There is no question that sea level has been rising for decades, but the rise has been very slow so far. It takes decades for CO2 to fully affect global temperature, and decades more for global temperature rise to affect sea level. So I'm afraid it is probably already too late to save the low elevation islands of the world. Unless we make huge changes very soon, it will be too late to save many coastal areas and cities. The ocean could easily rise several meters by 2100, and that is only one of many catastrophic affects that will come from global warming. So please do everything you can to get your government to push for the most aggressive and binding emission-reducing agreements in Copenhagen this December. If you never took any political action in your life, make an exception in this case. We have never faced such a huge threat, and time is quickly running out. If you don’t care about the islanders or people who live near the coast, at least think about your own children and many generations to follow. However hot it gets at its peak, global temperatures will hardly cool for the first thousand years and will not fully return to preindustrial levels for hundreds of thousands of years! Do something!

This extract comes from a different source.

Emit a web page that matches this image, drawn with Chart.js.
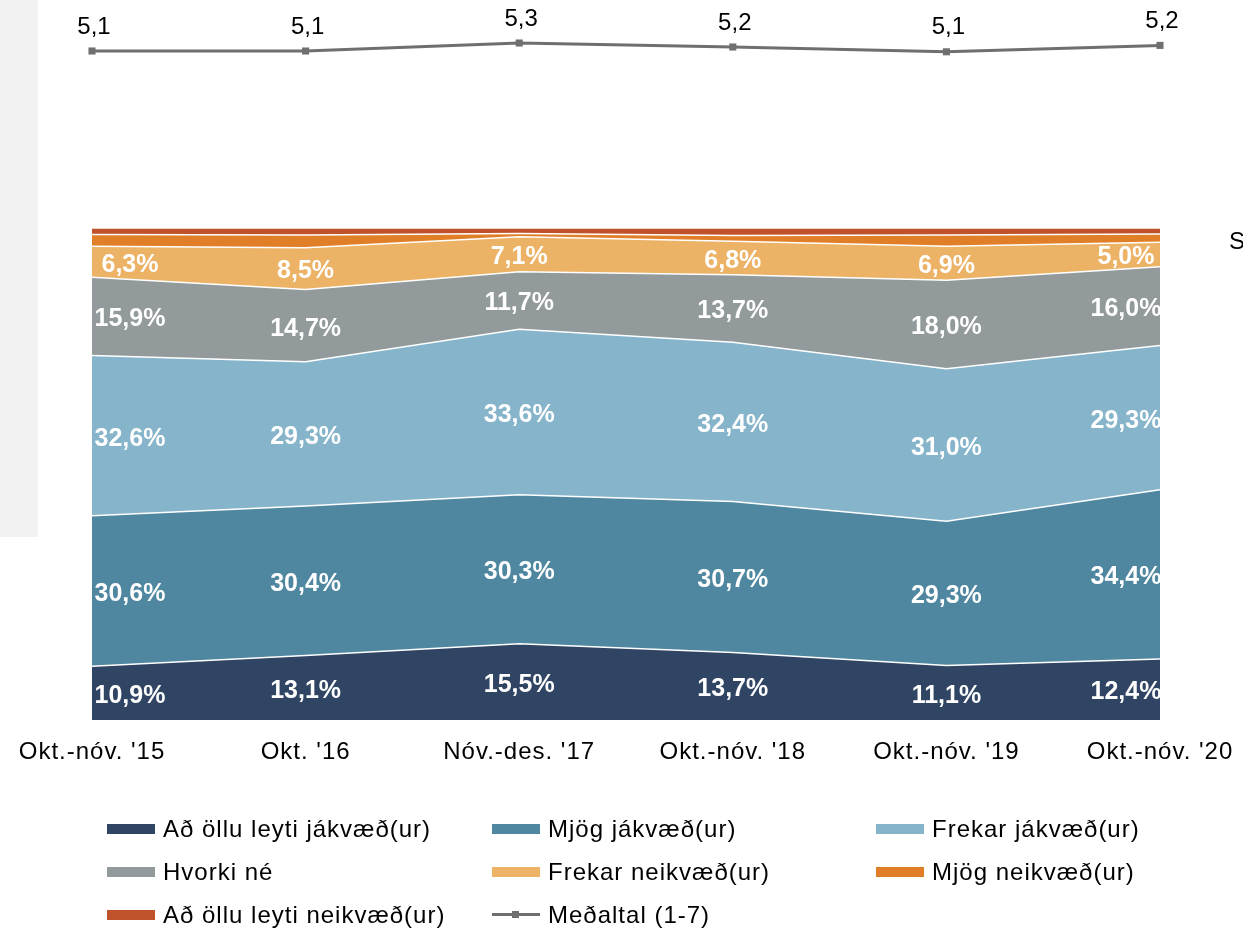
<!DOCTYPE html>
<html>
<head>
<meta charset="utf-8">
<script src="https://cdn.jsdelivr.net/npm/chart.js@4/dist/chart.umd.min.js"></script>
<style>
  html, body { margin: 0; padding: 0; background: #fff; }
  #wrap { position: relative; width: 1243px; height: 932px; overflow: hidden; font-family: "Liberation Sans", Arial, sans-serif; }
  #panel { position: absolute; left: 0; top: 0; width: 38px; height: 537px; background: #F2F2F2; }
  #c { position: absolute; left: 0; top: 0; }
  #cut { position: absolute; left: 1229px; top: 227px; font-size: 24px; color: #000; }
  .lg { position: absolute; height: 24px; font-size: 24px; line-height: 24px; color: #000; letter-spacing: 1px; white-space: nowrap; }
  .lg .sw { position: absolute; left: 0; top: 7px; width: 48px; height: 10px; }
  .lg .tx { position: absolute; left: 56px; top: 0; }
  .lg .ln { position: absolute; left: 0; top: 10px; width: 48px; height: 3px; background: #6f6f6f; }
  .lg .mk { position: absolute; left: 20px; top: 8px; width: 7px; height: 7px; background: #6f6f6f; }
</style>
</head>
<body>
<div id="wrap">
  <div id="panel"></div>
  <canvas id="c" width="1243" height="932"></canvas>
  <div id="cut">S</div>
  <div id="legend"></div>
</div>
<script>
const categories = ["Okt.-nóv. '15", "Okt. '16", "Nóv.-des. '17", "Okt.-nóv. '18", "Okt.-nóv. '19", "Okt.-nóv. '20"];
const seriesNames = ["Að öllu leyti jákvæð(ur)", "Mjög jákvæð(ur)", "Frekar jákvæð(ur)", "Hvorki né", "Frekar neikvæð(ur)", "Mjög neikvæð(ur)", "Að öllu leyti neikvæð(ur)"];
const lineName = "Meðaltal (1-7)";
const alvegJakvaed = [10.9, 13.1, 15.5, 13.7, 11.1, 12.4];
const mjogJakvaed = [30.6, 30.4, 30.3, 30.7, 29.3, 34.4];
const frekarJakvaed = [32.6, 29.3, 33.6, 32.4, 31.0, 29.3];
const hvorkiNe = [15.9, 14.7, 11.7, 13.7, 18.0, 16.0];
const frekarNeikvaed = [6.3, 8.5, 7.1, 6.8, 6.9, 5.0];
const mjogNeikvaed = [2.4, 2.6, 0.7, 1.2, 2.3, 1.7];
const alvegNeikvaed = [1.3, 1.4, 1.1, 1.5, 1.4, 1.2];
const medaltal = [5.10, 5.10, 5.30, 5.20, 5.08, 5.24];
const seriesColors = ["#304564", "#4F87A1", "#86B4CB", "#939A9B", "#ECB266", "#E17E28", "#C0522B"];
const lineColor = "#6f6f6f";
const labelledSeries = 5;

const seriesValues = [alvegJakvaed, mjogJakvaed, frekarJakvaed, hvorkiNe, frekarNeikvaed, mjogNeikvaed, alvegNeikvaed];

const fmt1 = v => v.toFixed(1).replace('.', ',');

const datasets = seriesValues.map((vals, i) => ({
  type: 'line',
  label: seriesNames[i],
  data: vals,
  yAxisID: 'y',
  backgroundColor: seriesColors[i],
  borderColor: '#ffffff',
  borderWidth: 1.5,
  fill: i === 0 ? 'origin' : '-1',
  pointRadius: 0,
  tension: 0,
  stack: 'pct'
}));
datasets.push({
  type: 'line',
  label: lineName,
  data: medaltal,
  yAxisID: 'y2',
  borderColor: lineColor,
  backgroundColor: lineColor,
  borderWidth: 3,
  pointStyle: 'rect',
  pointRadius: 5,
  pointBackgroundColor: lineColor,
  pointBorderWidth: 0,
  fill: false,
  clip: false,
  tension: 0
});

const spacingPlugin = {
  id: 'spacing',
  beforeDraw(chart) { chart.ctx.letterSpacing = '1px'; }
};

const labelPlugin = {
  id: 'valueLabels',
  afterDatasetsDraw(chart) {
    const ctx = chart.ctx;
    const area = chart.chartArea;
    const yScale = chart.scales.y;
    const n = categories.length;
    ctx.save();
    ctx.letterSpacing = '0px';
    ctx.beginPath();
    ctx.rect(area.left, area.top, area.right - area.left, area.bottom - area.top);
    ctx.clip();
    ctx.font = 'bold 25px "Liberation Sans", Arial, sans-serif';
    ctx.fillStyle = '#ffffff';
    ctx.textAlign = 'center';
    ctx.textBaseline = 'middle';
    for (let d = 0; d < labelledSeries; d++) {
      const meta = chart.getDatasetMeta(d);
      const prev = d > 0 ? chart.getDatasetMeta(d - 1) : null;
      for (let i = 0; i < n; i++) {
        const top = meta.data[i].y;
        const bottom = prev ? prev.data[i].y : yScale.getPixelForValue(0);
        let x = meta.data[i].x;
        if (i === 0) x += 38;
        else if (i === n - 1) x -= 34;
        ctx.fillText(fmt1(seriesValues[d][i]) + '%', x, (top + bottom) / 2 + 3);
      }
    }
    ctx.restore();

    ctx.save();
    ctx.letterSpacing = '0px';
    ctx.font = '24px "Liberation Sans", Arial, sans-serif';
    ctx.fillStyle = '#000000';
    ctx.textAlign = 'center';
    ctx.textBaseline = 'middle';
    const lm = chart.getDatasetMeta(seriesValues.length);
    for (let i = 0; i < n; i++) {
      const p = lm.data[i];
      ctx.fillText(fmt1(medaltal[i]), p.x + 2, p.y - 24);
    }
    ctx.restore();
  }
};

new Chart(document.getElementById('c'), {
  data: { labels: categories, datasets: datasets },
  options: {
    responsive: false,
    devicePixelRatio: 1,
    animation: false,
    layout: { autoPadding: false, padding: { left: 92, right: 83, top: 0, bottom: 0 } },
    plugins: { legend: { display: false }, tooltip: { enabled: false } },
    scales: {
      x: {
        offset: false,
        grid: { display: false, drawTicks: false },
        border: { display: false },
        ticks: {
          color: '#000000',
          padding: 18,
          maxRotation: 0,
          autoSkip: false,
          font: { family: '"Liberation Sans", Arial, sans-serif', size: 24 }
        },
        afterFit(scale) {
          scale.height = 212;
          scale.paddingLeft = 0;
          scale.paddingRight = 0;
        }
      },
      y: {
        display: false,
        stacked: true,
        min: 0,
        max: 100 * 720 / 492
      },
      y2: {
        display: false,
        stacked: false,
        min: -11.625,
        max: 6.375
      }
    }
  },
  plugins: [spacingPlugin, labelPlugin]
});

// HTML legend built from the series names/colours
const legendPos = [
  [107, 817], [492, 817], [876, 817],
  [107, 860], [492, 860], [876, 860],
  [107, 903], [492, 903]
];
const legend = document.getElementById('legend');
seriesNames.concat([lineName]).forEach((name, i) => {
  const el = document.createElement('div');
  el.className = 'lg';
  el.style.left = legendPos[i][0] + 'px';
  el.style.top = legendPos[i][1] + 'px';
  if (i < seriesNames.length) {
    el.innerHTML = '<div class="sw" style="background:' + seriesColors[i] + '"></div><div class="tx"></div>';
  } else {
    el.innerHTML = '<div class="ln"></div><div class="mk"></div><div class="tx"></div>';
  }
  el.querySelector('.tx').textContent = name;
  legend.appendChild(el);
});
</script>
</body>
</html>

Tell me again... Because I

Tell me again... Because I forgot... When was the last time Global Humanity acted collectively to save itself from something?.. anything..?... When was it that Corporations decided to forgo profit for doing the right thing..? ... When did a politician actually act for the benefit of all mankind in the face of lots of regular money..?.... I must be getting old, because I just plain forget those dates and times when any of that happened..

The exact amount of sea

The exact amount of sea level rise required to drown the low-lying nations is not the only factor - the waves from storms will inundate those places long before the end of this century. Global warming is upon us now. We have waited too long to reduce emissions, and yet we still have people like the one who wrote the first post here living in denial. Ban Ki Moon went to the Arctic this summer and saw that the tundra is starting to give up it's methane, and that the lack of sea ice in summer means more sunlight energy is being absorbed. Runaway climate change - warming that causes faster warming - has allready started. Bye bye Maldives and Tuvalu, you unfortunate canaries in the coal mine. [ironic metaphor, eh?]